# [Exercise prompt]
Return each line of the listing that contains the string "with".
++++++
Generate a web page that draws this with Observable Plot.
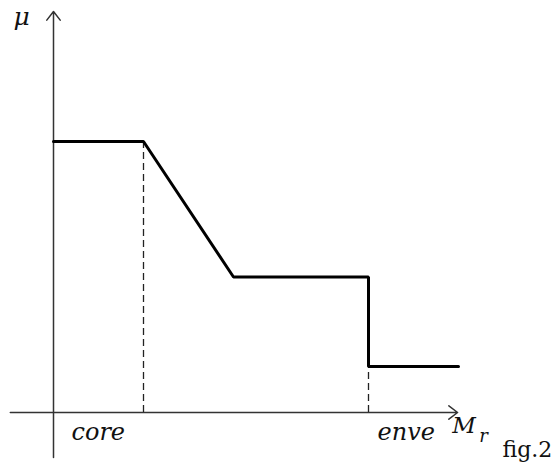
<!DOCTYPE html>
<html>
<head>
<meta charset="utf-8">
<script src="https://cdn.jsdelivr.net/npm/d3@7"></script>
<script src="https://cdn.jsdelivr.net/npm/@observablehq/plot@0.6"></script>
<style>
  html, body { margin: 0; padding: 0; background: #fff; }
  #chart svg { display: block; }
</style>
</head>
<body>
<div id="chart"></div>
<script>
// Membership function breakpoints (M_r on x, mu on y)
const mrValues = [0, 1, 2, 3.5, 3.5, 4.5];
const muValues = [1, 1, 0.5, 0.5, 0.17, 0.17];
// Dashed guide positions: core and enve
const guideX = [1, 3.5];
const guideTop = [1, 0.17];
// Labels
const axisLabels = ["core", "enve"];
const yAxisLabel = "μ";
const xAxisLabel = "M";
const xAxisSub = "r";
const figLabel = "fig.2";

const curve = mrValues.map((x, i) => ({x, y: muValues[i]}));
const guides = guideX.map((x, i) => ({x, y1: 0, y2: guideTop[i]}));

const serif = "DejaVu Serif";
const txt = (s, x, y, opts = {}) => Plot.text([s], {
  x: () => x, y: () => y, text: d => d, textAnchor: "start", lineAnchor: "bottom",
  fontFamily: serif, fill: "#111", ...opts
});

const chart = Plot.plot({
  width: 557,
  height: 469,
  margin: 0,
  x: {type: "linear", domain: [0, 1], range: [53, 143], axis: null},
  y: {type: "linear", domain: [0, 1], range: [412, 141], axis: null},
  style: {background: "#fff"},
  marks: [
    // axes with arrowheads
    Plot.arrow([0], {x1: -0.48, y1: 0, x2: 4.49, y2: 0, stroke: "#333", strokeWidth: 1.5, headLength: 11, headAngle: 75}),
    Plot.arrow([0], {x1: 0, y1: -0.166, x2: 0, y2: 1.48, stroke: "#333", strokeWidth: 1.5, headLength: 11, headAngle: 75}),
    // dashed guides
    Plot.ruleX(guides, {x: "x", y1: "y1", y2: "y2", stroke: "#222", strokeWidth: 1.3, strokeDasharray: "7,4"}),
    // membership curve
    Plot.line(curve, {x: "x", y: "y", stroke: "#000", strokeWidth: 3, strokeLinejoin: "miter"}),
    // labels
    txt(axisLabels[0], 0.2, -0.103, {fontSize: 24, fontStyle: "italic"}),
    txt(axisLabels[1], 3.6, -0.103, {fontSize: 24, fontStyle: "italic"}),
    txt(yAxisLabel, -0.444, 1.43, {fontSize: 25, fontStyle: "italic"}),
    txt(xAxisLabel, 4.43, -0.074, {fontSize: 23, fontStyle: "italic"}),
    txt(xAxisSub, 4.73, -0.11, {fontSize: 18, fontStyle: "italic"}),
    txt(figLabel, 4.99, -0.166, {fontSize: 22})
  ]
});
document.getElementById("chart").append(chart);
</script>
</body>
</html>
++++++
# [Task output]
Generate a web page that draws this with Observable Plot.
    // axes with arrowheads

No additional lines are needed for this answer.